▶ [PROBLEM DESCRIPTION] Return each line of the data below verbatim; pictures are to be left out.

▶ [RAW DATA]

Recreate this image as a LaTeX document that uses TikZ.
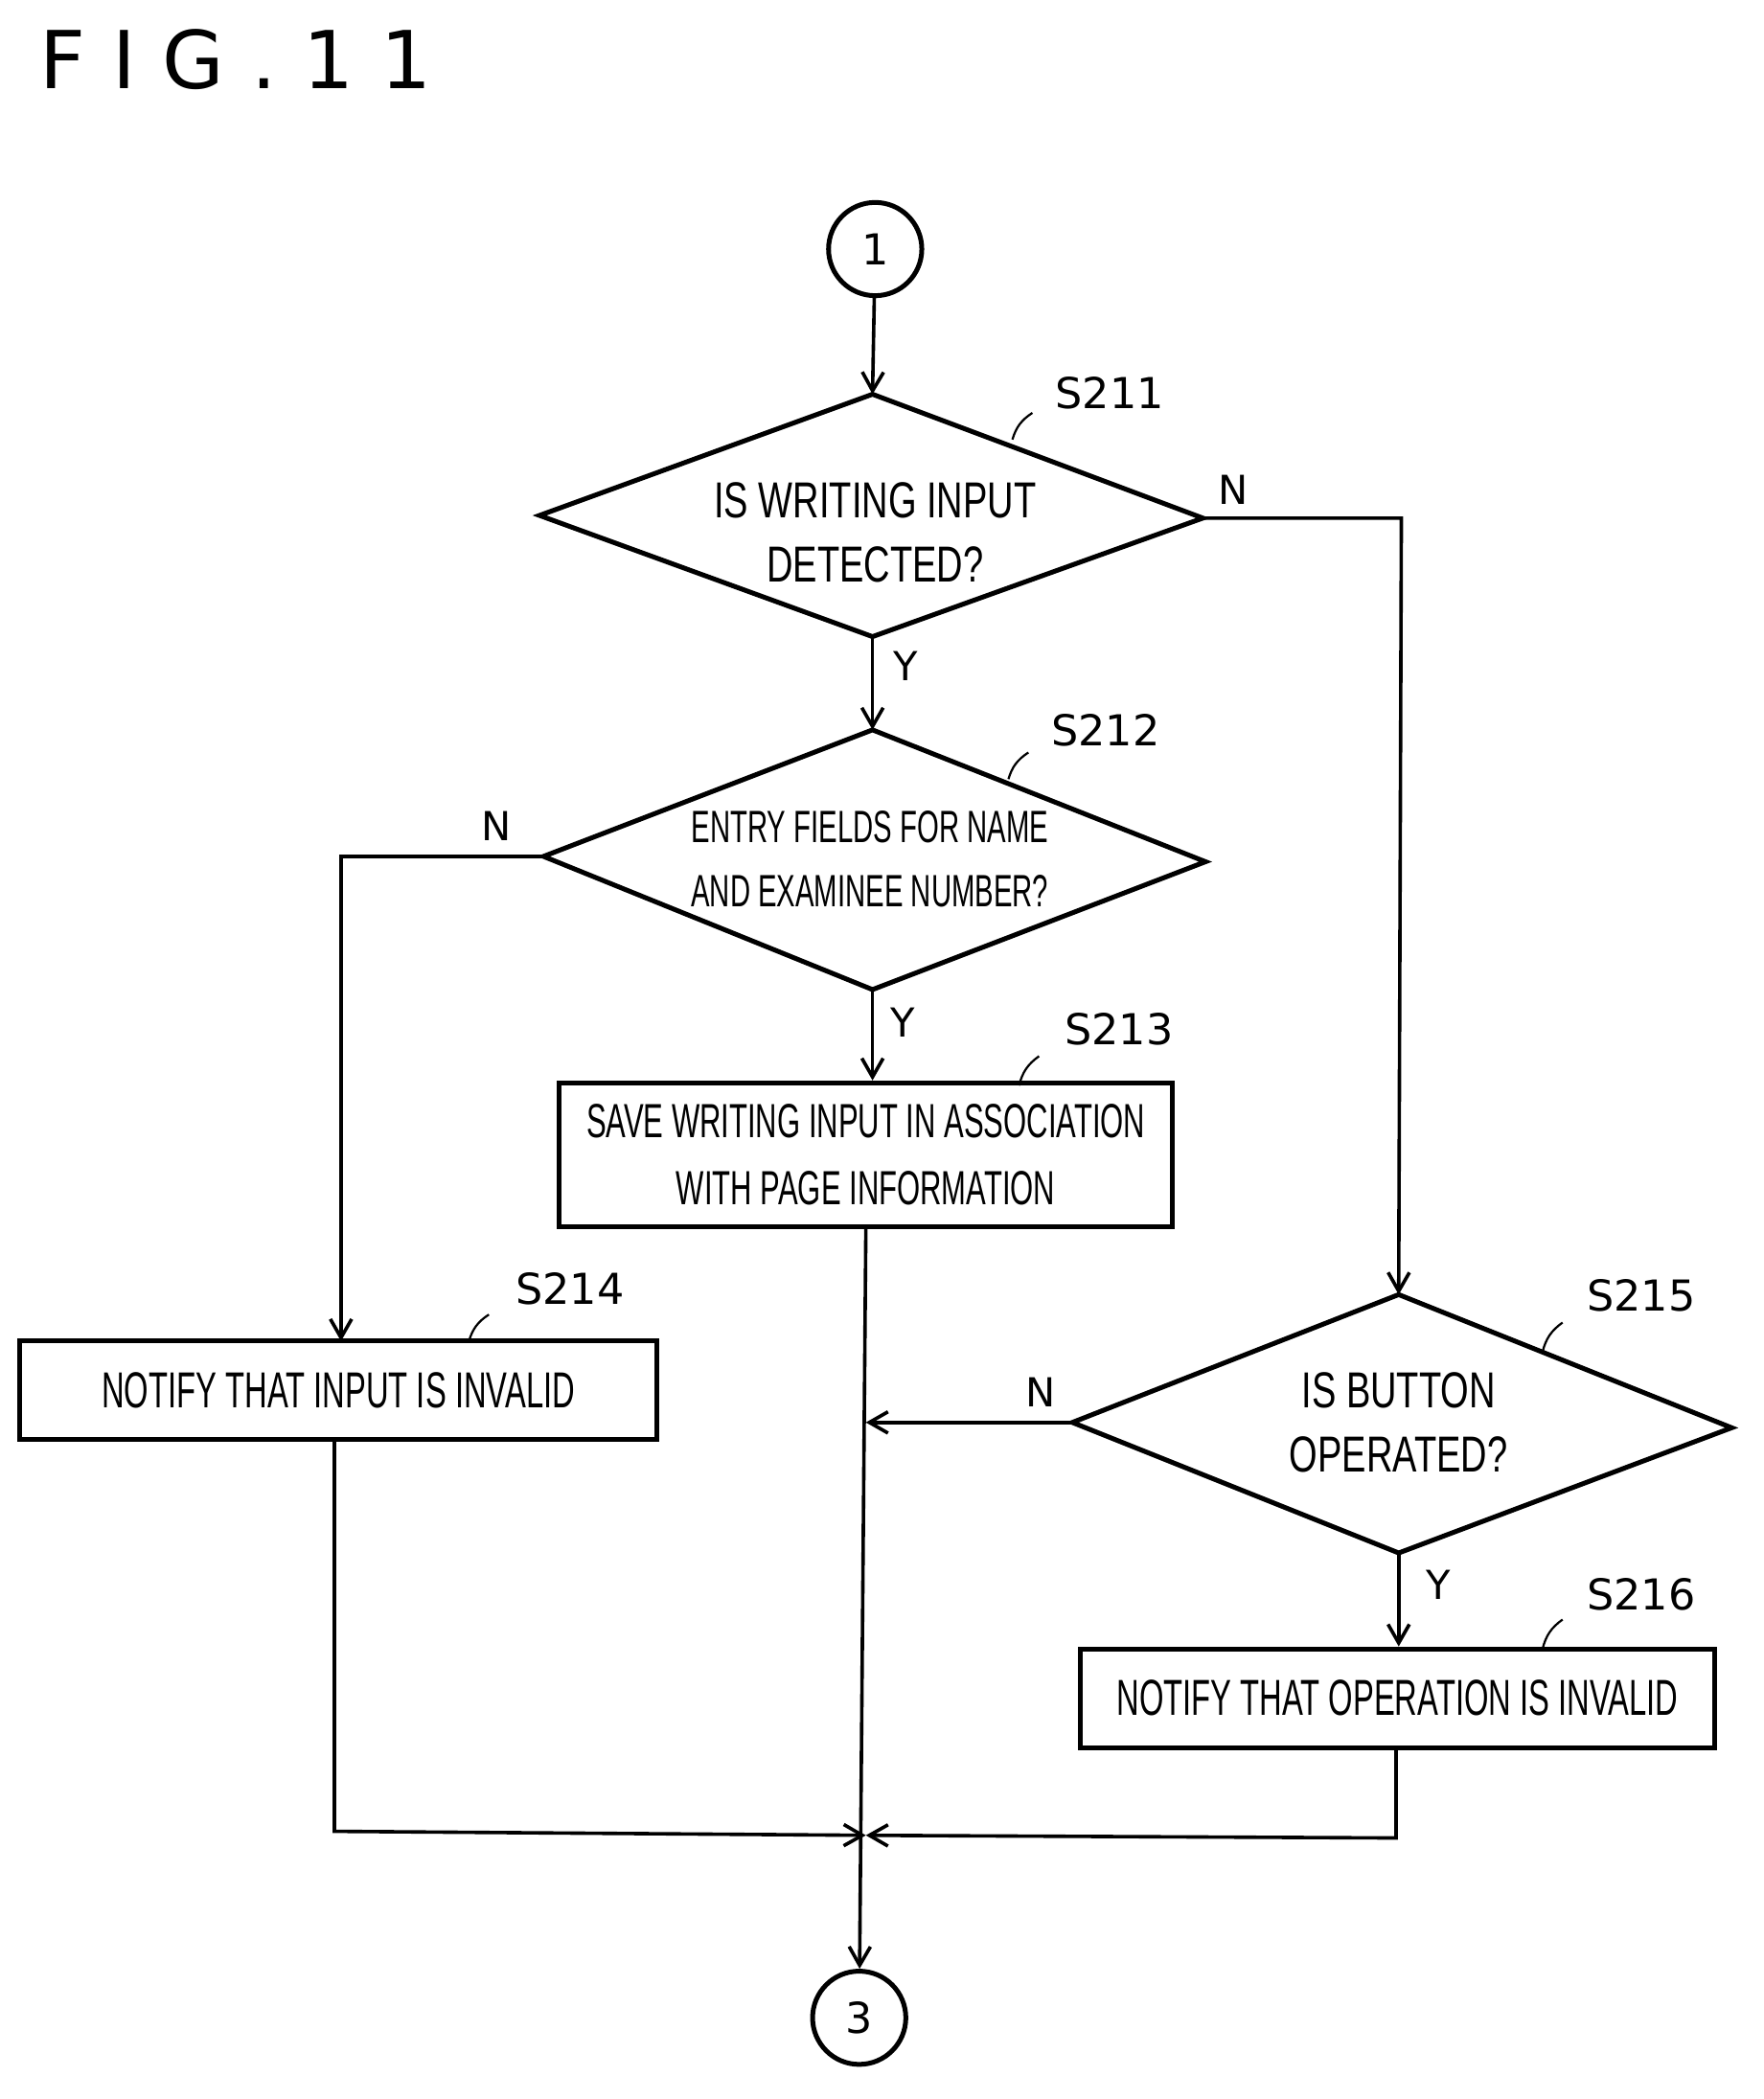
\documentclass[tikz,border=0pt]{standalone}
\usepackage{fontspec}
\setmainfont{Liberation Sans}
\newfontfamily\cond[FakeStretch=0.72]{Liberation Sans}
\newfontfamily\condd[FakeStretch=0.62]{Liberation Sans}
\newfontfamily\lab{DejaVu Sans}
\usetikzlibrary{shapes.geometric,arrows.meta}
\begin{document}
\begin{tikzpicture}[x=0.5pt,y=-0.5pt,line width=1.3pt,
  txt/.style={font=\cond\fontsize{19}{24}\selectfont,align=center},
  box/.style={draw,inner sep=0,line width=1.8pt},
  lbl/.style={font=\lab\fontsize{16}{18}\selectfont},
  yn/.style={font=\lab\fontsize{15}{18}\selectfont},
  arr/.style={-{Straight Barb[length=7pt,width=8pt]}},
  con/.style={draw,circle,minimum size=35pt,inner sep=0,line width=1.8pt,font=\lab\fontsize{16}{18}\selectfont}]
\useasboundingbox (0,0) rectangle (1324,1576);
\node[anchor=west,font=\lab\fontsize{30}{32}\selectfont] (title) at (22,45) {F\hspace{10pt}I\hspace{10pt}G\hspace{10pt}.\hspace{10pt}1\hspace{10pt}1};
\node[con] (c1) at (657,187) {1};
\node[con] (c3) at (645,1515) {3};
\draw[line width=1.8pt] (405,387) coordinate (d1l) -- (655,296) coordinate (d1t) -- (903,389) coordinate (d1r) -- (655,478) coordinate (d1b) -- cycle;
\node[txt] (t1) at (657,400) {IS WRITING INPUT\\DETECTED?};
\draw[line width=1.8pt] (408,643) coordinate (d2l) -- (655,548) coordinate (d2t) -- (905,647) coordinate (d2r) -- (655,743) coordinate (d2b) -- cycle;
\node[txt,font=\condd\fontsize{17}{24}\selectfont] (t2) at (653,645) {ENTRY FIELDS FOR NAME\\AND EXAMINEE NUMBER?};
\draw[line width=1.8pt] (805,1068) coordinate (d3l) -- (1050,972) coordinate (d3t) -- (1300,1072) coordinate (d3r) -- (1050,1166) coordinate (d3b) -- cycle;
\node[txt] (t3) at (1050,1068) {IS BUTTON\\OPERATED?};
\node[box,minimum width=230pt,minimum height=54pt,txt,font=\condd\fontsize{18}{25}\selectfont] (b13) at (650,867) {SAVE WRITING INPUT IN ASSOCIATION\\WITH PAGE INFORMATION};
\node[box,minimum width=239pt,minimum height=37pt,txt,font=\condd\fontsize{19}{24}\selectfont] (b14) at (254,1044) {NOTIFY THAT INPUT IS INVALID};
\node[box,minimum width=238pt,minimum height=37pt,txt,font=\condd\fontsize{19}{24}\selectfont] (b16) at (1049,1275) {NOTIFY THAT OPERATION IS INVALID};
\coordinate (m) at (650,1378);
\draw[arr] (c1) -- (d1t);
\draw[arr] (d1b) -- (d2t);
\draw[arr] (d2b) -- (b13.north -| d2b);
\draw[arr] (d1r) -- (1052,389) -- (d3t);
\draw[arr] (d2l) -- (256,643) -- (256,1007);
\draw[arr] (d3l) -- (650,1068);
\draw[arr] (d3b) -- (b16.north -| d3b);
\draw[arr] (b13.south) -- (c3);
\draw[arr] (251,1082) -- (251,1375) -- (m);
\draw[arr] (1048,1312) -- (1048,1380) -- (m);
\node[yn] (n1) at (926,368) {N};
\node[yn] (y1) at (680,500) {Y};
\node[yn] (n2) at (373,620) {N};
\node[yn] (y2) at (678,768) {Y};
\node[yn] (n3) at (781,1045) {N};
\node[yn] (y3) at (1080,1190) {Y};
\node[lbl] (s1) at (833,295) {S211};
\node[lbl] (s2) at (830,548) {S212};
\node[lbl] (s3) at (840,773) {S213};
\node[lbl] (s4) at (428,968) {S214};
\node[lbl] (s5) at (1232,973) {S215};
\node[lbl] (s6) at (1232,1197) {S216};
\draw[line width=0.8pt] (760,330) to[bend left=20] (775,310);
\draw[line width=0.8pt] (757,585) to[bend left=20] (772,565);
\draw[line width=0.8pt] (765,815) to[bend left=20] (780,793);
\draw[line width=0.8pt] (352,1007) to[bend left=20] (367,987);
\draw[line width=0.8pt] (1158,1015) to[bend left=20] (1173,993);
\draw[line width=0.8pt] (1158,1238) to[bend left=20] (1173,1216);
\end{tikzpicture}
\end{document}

▶ [CORRECT RESULT]
Recreate this image as a LaTeX document that uses TikZ.
\documentclass[tikz,border=0pt]{standalone}
\usepackage{fontspec}
\setmainfont{Liberation Sans}
\newfontfamily\cond[FakeStretch=0.72]{Liberation Sans}
\newfontfamily\condd[FakeStretch=0.62]{Liberation Sans}
\newfontfamily\lab{DejaVu Sans}
\usetikzlibrary{shapes.geometric,arrows.meta}
\begin{document}
\begin{tikzpicture}[x=0.5pt,y=-0.5pt,line width=1.3pt,
  txt/.style={font=\cond\fontsize{19}{24}\selectfont,align=center},
  box/.style={draw,inner sep=0,line width=1.8pt},
  lbl/.style={font=\lab\fontsize{16}{18}\selectfont},
  yn/.style={font=\lab\fontsize{15}{18}\selectfont},
  arr/.style={-{Straight Barb[length=7pt,width=8pt]}},
  con/.style={draw,circle,minimum size=35pt,inner sep=0,line width=1.8pt,font=\lab\fontsize{16}{18}\selectfont}]
\useasboundingbox (0,0) rectangle (1324,1576);
\node[anchor=west,font=\lab\fontsize{30}{32}\selectfont] (title) at (22,45) {F\hspace{10pt}I\hspace{10pt}G\hspace{10pt}.\hspace{10pt}1\hspace{10pt}1};
\node[con] (c1) at (657,187) {1};
\node[con] (c3) at (645,1515) {3};
\draw[line width=1.8pt] (405,387) coordinate (d1l) -- (655,296) coordinate (d1t) -- (903,389) coordinate (d1r) -- (655,478) coordinate (d1b) -- cycle;
\node[txt] (t1) at (657,400) {IS WRITING INPUT\\DETECTED?};
\draw[line width=1.8pt] (408,643) coordinate (d2l) -- (655,548) coordinate (d2t) -- (905,647) coordinate (d2r) -- (655,743) coordinate (d2b) -- cycle;
\node[txt,font=\condd\fontsize{17}{24}\selectfont] (t2) at (653,645) {ENTRY FIELDS FOR NAME\\AND EXAMINEE NUMBER?};
\draw[line width=1.8pt] (805,1068) coordinate (d3l) -- (1050,972) coordinate (d3t) -- (1300,1072) coordinate (d3r) -- (1050,1166) coordinate (d3b) -- cycle;
\node[txt] (t3) at (1050,1068) {IS BUTTON\\OPERATED?};
\node[box,minimum width=230pt,minimum height=54pt,txt,font=\condd\fontsize{18}{25}\selectfont] (b13) at (650,867) {SAVE WRITING INPUT IN ASSOCIATION\\WITH PAGE INFORMATION};
\node[box,minimum width=239pt,minimum height=37pt,txt,font=\condd\fontsize{19}{24}\selectfont] (b14) at (254,1044) {NOTIFY THAT INPUT IS INVALID};
\node[box,minimum width=238pt,minimum height=37pt,txt,font=\condd\fontsize{19}{24}\selectfont] (b16) at (1049,1275) {NOTIFY THAT OPERATION IS INVALID};
\coordinate (m) at (650,1378);
\draw[arr] (c1) -- (d1t);
\draw[arr] (d1b) -- (d2t);
\draw[arr] (d2b) -- (b13.north -| d2b);
\draw[arr] (d1r) -- (1052,389) -- (d3t);
\draw[arr] (d2l) -- (256,643) -- (256,1007);
\draw[arr] (d3l) -- (650,1068);
\draw[arr] (d3b) -- (b16.north -| d3b);
\draw[arr] (b13.south) -- (c3);
\draw[arr] (251,1082) -- (251,1375) -- (m);
\draw[arr] (1048,1312) -- (1048,1380) -- (m);
\node[yn] (n1) at (926,368) {N};
\node[yn] (y1) at (680,500) {Y};
\node[yn] (n2) at (373,620) {N};
\node[yn] (y2) at (678,768) {Y};
\node[yn] (n3) at (781,1045) {N};
\node[yn] (y3) at (1080,1190) {Y};
\node[lbl] (s1) at (833,295) {S211};
\node[lbl] (s2) at (830,548) {S212};
\node[lbl] (s3) at (840,773) {S213};
\node[lbl] (s4) at (428,968) {S214};
\node[lbl] (s5) at (1232,973) {S215};
\node[lbl] (s6) at (1232,1197) {S216};
\draw[line width=0.8pt] (760,330) to[bend left=20] (775,310);
\draw[line width=0.8pt] (757,585) to[bend left=20] (772,565);
\draw[line width=0.8pt] (765,815) to[bend left=20] (780,793);
\draw[line width=0.8pt] (352,1007) to[bend left=20] (367,987);
\draw[line width=0.8pt] (1158,1015) to[bend left=20] (1173,993);
\draw[line width=0.8pt] (1158,1238) to[bend left=20] (1173,1216);
\end{tikzpicture}
\end{document}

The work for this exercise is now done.